[Figure scripts]
§ §
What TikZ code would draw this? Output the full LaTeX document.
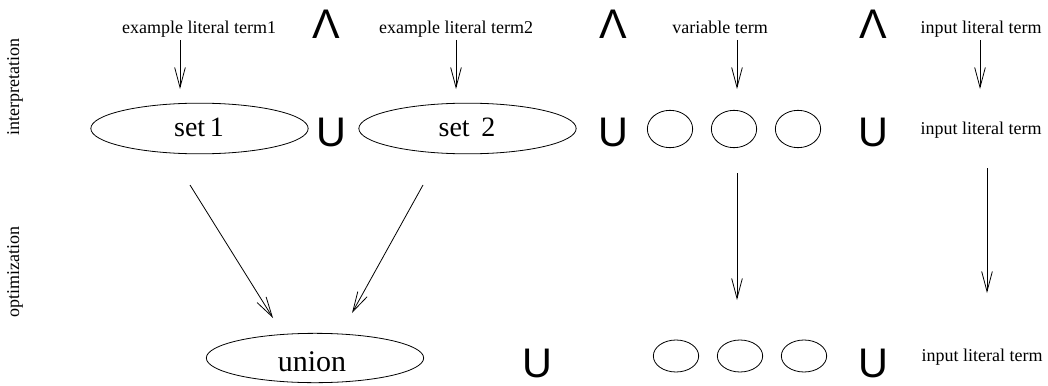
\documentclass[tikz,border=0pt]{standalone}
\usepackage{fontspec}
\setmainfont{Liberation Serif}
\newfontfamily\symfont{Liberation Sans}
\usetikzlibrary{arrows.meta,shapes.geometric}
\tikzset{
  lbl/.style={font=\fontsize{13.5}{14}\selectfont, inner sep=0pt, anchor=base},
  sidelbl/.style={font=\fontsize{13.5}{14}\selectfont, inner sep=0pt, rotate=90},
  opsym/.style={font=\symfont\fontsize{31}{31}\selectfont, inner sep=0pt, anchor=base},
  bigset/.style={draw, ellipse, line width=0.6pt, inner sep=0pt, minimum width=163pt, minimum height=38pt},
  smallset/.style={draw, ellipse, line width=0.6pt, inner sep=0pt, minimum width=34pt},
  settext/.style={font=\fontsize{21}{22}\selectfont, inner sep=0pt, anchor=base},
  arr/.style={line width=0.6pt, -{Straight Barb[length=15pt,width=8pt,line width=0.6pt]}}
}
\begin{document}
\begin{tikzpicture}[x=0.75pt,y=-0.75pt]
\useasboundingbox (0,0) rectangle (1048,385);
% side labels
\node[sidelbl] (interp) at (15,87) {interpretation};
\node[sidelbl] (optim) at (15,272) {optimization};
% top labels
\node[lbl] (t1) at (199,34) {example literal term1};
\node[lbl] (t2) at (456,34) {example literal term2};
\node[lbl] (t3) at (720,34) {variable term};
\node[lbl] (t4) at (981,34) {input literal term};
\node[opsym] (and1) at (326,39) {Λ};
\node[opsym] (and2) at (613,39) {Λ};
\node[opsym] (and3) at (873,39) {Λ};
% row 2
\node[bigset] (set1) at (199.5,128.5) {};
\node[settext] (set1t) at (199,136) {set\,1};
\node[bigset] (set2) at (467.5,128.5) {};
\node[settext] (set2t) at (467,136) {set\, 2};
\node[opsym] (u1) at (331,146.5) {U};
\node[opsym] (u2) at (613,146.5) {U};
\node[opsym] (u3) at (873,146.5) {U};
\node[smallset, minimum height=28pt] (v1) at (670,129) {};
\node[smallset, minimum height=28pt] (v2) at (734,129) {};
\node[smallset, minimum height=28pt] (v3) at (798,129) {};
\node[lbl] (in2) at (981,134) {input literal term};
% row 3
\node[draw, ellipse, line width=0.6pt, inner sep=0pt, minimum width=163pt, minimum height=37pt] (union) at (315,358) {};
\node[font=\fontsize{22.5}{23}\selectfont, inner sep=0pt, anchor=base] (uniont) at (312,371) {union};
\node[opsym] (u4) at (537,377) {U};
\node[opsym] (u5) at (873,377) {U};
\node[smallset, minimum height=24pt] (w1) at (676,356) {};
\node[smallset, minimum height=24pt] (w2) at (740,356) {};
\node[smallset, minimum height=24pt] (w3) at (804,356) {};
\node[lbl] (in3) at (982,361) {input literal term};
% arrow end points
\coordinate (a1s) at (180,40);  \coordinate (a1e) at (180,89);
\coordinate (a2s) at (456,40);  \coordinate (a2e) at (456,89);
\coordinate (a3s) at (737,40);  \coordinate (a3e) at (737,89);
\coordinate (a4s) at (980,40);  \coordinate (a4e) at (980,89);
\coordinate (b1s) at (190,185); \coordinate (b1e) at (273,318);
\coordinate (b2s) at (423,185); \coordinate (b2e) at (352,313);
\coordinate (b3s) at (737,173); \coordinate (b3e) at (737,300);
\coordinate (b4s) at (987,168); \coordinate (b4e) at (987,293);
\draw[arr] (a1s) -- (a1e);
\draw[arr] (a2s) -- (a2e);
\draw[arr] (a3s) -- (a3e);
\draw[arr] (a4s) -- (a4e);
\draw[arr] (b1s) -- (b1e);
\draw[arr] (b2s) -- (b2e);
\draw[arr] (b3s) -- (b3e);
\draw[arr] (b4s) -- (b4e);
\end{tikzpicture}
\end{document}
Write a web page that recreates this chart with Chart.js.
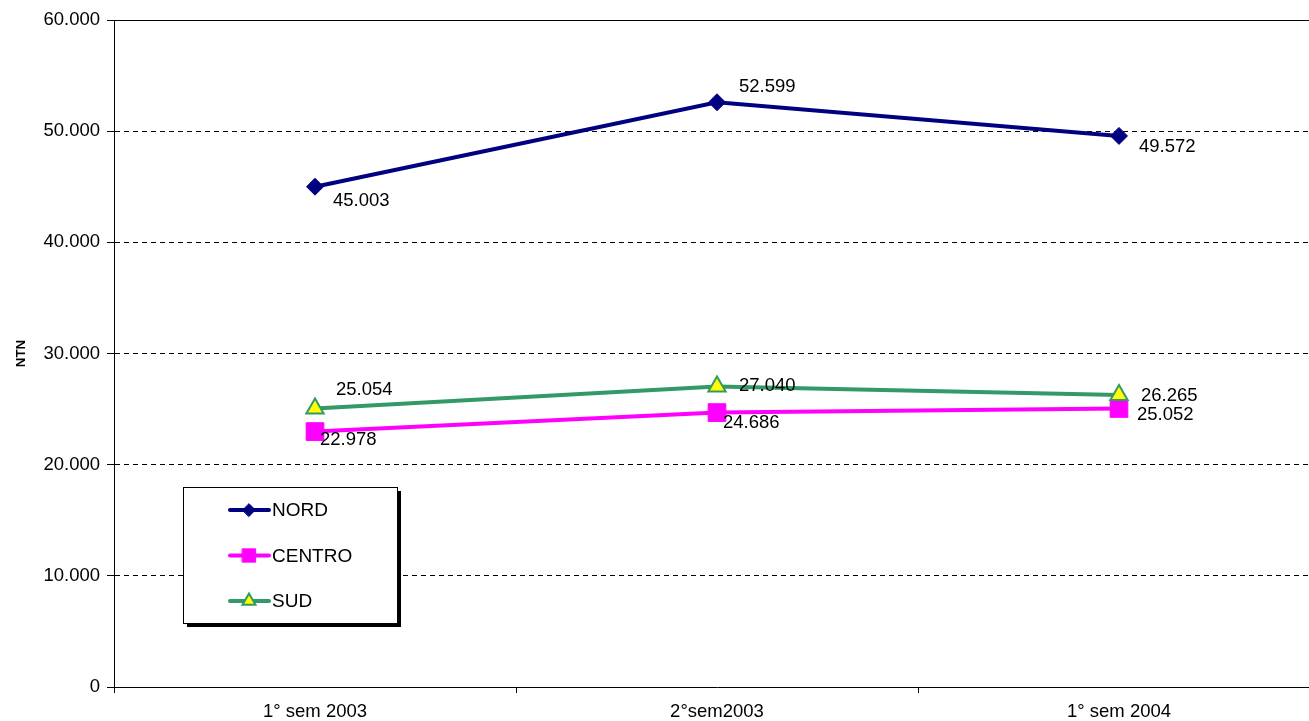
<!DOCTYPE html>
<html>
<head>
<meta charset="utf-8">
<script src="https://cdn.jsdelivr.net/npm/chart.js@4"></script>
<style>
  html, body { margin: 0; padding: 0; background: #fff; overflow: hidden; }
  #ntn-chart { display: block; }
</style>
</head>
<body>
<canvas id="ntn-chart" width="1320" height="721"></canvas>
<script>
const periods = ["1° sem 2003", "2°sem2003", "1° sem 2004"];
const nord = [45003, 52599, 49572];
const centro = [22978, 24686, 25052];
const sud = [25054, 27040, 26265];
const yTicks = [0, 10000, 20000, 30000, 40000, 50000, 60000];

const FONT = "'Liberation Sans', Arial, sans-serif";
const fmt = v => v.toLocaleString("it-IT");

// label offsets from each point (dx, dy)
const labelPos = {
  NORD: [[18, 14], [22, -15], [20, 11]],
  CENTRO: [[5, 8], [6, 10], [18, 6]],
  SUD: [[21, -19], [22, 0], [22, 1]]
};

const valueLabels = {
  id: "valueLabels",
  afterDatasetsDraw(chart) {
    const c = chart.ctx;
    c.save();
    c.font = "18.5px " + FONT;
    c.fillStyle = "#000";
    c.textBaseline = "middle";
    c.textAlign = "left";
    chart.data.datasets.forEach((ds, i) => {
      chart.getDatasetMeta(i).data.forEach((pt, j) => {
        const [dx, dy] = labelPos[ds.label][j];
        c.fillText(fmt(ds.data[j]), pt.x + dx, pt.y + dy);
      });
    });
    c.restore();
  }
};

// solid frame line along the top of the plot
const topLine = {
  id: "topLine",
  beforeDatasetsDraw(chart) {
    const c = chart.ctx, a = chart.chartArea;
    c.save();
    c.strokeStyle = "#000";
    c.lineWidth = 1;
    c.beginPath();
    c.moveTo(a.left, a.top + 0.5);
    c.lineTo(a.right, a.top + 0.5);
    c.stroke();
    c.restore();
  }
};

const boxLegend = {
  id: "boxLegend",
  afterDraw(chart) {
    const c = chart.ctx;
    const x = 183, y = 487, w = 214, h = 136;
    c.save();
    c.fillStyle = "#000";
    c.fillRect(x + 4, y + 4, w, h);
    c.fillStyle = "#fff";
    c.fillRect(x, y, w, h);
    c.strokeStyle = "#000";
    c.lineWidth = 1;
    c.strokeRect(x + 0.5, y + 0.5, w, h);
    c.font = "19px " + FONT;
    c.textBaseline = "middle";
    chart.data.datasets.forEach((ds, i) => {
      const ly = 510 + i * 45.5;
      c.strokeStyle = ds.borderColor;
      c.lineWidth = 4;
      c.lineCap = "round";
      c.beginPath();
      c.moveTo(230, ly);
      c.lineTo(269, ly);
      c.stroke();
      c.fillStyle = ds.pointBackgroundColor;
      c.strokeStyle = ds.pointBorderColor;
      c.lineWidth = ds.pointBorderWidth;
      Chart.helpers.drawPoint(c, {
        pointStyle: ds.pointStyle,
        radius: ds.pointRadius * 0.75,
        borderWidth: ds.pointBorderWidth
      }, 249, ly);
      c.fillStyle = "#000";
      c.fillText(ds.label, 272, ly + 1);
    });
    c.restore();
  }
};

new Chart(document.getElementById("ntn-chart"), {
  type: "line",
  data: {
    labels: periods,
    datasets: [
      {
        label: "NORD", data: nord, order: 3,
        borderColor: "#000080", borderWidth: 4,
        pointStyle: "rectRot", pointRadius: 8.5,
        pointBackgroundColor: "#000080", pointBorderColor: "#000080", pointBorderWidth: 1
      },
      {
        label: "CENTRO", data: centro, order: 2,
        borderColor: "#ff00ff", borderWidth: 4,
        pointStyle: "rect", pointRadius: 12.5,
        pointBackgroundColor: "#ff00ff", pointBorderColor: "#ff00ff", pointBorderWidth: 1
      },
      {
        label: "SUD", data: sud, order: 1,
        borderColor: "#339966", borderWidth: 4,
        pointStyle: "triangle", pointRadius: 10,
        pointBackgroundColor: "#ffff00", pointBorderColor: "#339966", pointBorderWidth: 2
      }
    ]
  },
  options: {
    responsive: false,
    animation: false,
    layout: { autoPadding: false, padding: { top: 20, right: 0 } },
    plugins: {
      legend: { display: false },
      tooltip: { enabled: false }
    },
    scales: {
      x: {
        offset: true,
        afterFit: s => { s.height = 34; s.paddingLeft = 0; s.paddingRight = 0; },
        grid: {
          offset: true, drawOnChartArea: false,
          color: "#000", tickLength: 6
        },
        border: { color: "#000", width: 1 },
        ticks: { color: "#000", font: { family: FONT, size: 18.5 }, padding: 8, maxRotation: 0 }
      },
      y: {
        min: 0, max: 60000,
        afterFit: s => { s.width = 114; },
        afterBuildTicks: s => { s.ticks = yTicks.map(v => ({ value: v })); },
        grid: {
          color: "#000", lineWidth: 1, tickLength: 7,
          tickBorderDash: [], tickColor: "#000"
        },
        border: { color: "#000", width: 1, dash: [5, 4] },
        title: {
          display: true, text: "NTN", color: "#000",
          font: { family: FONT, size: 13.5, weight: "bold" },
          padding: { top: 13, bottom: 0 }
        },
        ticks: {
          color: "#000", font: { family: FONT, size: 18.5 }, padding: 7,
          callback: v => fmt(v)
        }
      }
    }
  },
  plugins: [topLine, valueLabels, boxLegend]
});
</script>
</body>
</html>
§ §
• _Exercise objective_
Do not include pictures. Give again exactly the lines starting at the one with "Write a web" and ending at the one with "const fmt = v", both included.

• _Solution_
Write a web page that recreates this chart with Chart.js.
<!DOCTYPE html>
<html>
<head>
<meta charset="utf-8">
<script src="https://cdn.jsdelivr.net/npm/chart.js@4"></script>
<style>
  html, body { margin: 0; padding: 0; background: #fff; overflow: hidden; }
  #ntn-chart { display: block; }
</style>
</head>
<body>
<canvas id="ntn-chart" width="1320" height="721"></canvas>
<script>
const periods = ["1° sem 2003", "2°sem2003", "1° sem 2004"];
const nord = [45003, 52599, 49572];
const centro = [22978, 24686, 25052];
const sud = [25054, 27040, 26265];
const yTicks = [0, 10000, 20000, 30000, 40000, 50000, 60000];

const FONT = "'Liberation Sans', Arial, sans-serif";
const fmt = v => v.toLocaleString("it-IT");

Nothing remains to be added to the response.